→ **Objective**
Skip the images. Copy the records exactly as written.
+---+
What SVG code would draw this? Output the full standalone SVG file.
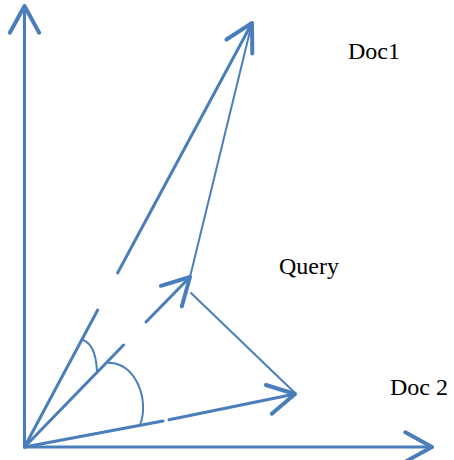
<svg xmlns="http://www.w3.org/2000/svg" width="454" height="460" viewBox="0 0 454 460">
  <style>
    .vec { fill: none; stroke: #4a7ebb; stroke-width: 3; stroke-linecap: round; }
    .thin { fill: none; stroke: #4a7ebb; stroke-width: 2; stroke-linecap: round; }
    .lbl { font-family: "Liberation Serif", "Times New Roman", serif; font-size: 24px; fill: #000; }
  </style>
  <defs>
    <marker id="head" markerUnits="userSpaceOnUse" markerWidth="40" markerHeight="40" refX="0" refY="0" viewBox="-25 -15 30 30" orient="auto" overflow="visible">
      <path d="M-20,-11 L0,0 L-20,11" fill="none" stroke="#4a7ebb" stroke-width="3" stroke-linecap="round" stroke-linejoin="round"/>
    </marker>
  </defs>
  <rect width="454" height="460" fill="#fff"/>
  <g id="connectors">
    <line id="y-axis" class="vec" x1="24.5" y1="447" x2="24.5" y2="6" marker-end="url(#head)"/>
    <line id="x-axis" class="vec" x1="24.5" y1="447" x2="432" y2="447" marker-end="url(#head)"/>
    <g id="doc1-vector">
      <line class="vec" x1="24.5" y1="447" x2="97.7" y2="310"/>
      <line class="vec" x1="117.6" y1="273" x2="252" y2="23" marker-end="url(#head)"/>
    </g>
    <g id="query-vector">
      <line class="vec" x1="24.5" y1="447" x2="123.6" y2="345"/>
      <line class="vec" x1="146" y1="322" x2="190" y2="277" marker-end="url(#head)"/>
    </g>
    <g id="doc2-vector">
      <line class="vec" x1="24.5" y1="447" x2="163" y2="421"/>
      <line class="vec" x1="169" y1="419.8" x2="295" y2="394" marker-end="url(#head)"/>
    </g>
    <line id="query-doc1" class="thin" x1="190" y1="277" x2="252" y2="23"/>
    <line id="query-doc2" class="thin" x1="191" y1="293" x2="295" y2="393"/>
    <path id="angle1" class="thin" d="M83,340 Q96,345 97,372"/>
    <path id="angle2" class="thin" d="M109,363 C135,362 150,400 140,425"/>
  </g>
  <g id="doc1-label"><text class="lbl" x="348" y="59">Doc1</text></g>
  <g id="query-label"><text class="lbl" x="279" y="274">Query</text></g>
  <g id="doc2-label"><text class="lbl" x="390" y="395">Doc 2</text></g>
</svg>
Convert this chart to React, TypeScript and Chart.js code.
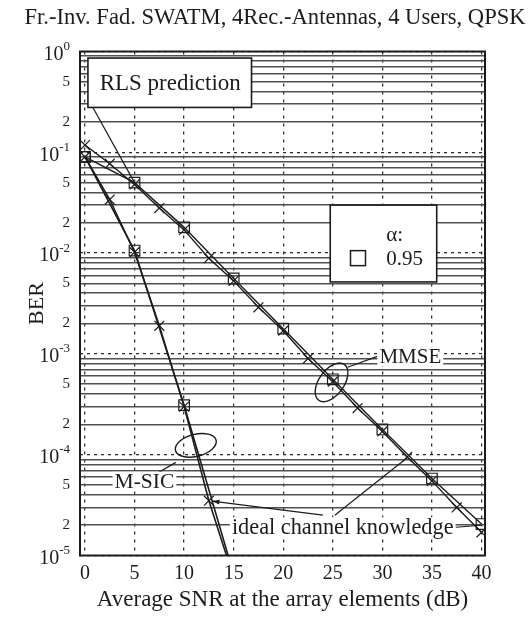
+---+
→ **Written solution**
What SVG code would draw this? Output the full standalone SVG file.
<svg xmlns="http://www.w3.org/2000/svg" width="454" height="460" viewBox="0 0 454 460">
  <style>
    .vec { fill: none; stroke: #4a7ebb; stroke-width: 3; stroke-linecap: round; }
    .thin { fill: none; stroke: #4a7ebb; stroke-width: 2; stroke-linecap: round; }
    .lbl { font-family: "Liberation Serif", "Times New Roman", serif; font-size: 24px; fill: #000; }
  </style>
  <defs>
    <marker id="head" markerUnits="userSpaceOnUse" markerWidth="40" markerHeight="40" refX="0" refY="0" viewBox="-25 -15 30 30" orient="auto" overflow="visible">
      <path d="M-20,-11 L0,0 L-20,11" fill="none" stroke="#4a7ebb" stroke-width="3" stroke-linecap="round" stroke-linejoin="round"/>
    </marker>
  </defs>
  <rect width="454" height="460" fill="#fff"/>
  <g id="connectors">
    <line id="y-axis" class="vec" x1="24.5" y1="447" x2="24.5" y2="6" marker-end="url(#head)"/>
    <line id="x-axis" class="vec" x1="24.5" y1="447" x2="432" y2="447" marker-end="url(#head)"/>
    <g id="doc1-vector">
      <line class="vec" x1="24.5" y1="447" x2="97.7" y2="310"/>
      <line class="vec" x1="117.6" y1="273" x2="252" y2="23" marker-end="url(#head)"/>
    </g>
    <g id="query-vector">
      <line class="vec" x1="24.5" y1="447" x2="123.6" y2="345"/>
      <line class="vec" x1="146" y1="322" x2="190" y2="277" marker-end="url(#head)"/>
    </g>
    <g id="doc2-vector">
      <line class="vec" x1="24.5" y1="447" x2="163" y2="421"/>
      <line class="vec" x1="169" y1="419.8" x2="295" y2="394" marker-end="url(#head)"/>
    </g>
    <line id="query-doc1" class="thin" x1="190" y1="277" x2="252" y2="23"/>
    <line id="query-doc2" class="thin" x1="191" y1="293" x2="295" y2="393"/>
    <path id="angle1" class="thin" d="M83,340 Q96,345 97,372"/>
    <path id="angle2" class="thin" d="M109,363 C135,362 150,400 140,425"/>
  </g>
  <g id="doc1-label"><text class="lbl" x="348" y="59">Doc1</text></g>
  <g id="query-label"><text class="lbl" x="279" y="274">Query</text></g>
  <g id="doc2-label"><text class="lbl" x="390" y="395">Doc 2</text></g>
</svg>
Convert this chart to React, TypeScript and Chart.js code.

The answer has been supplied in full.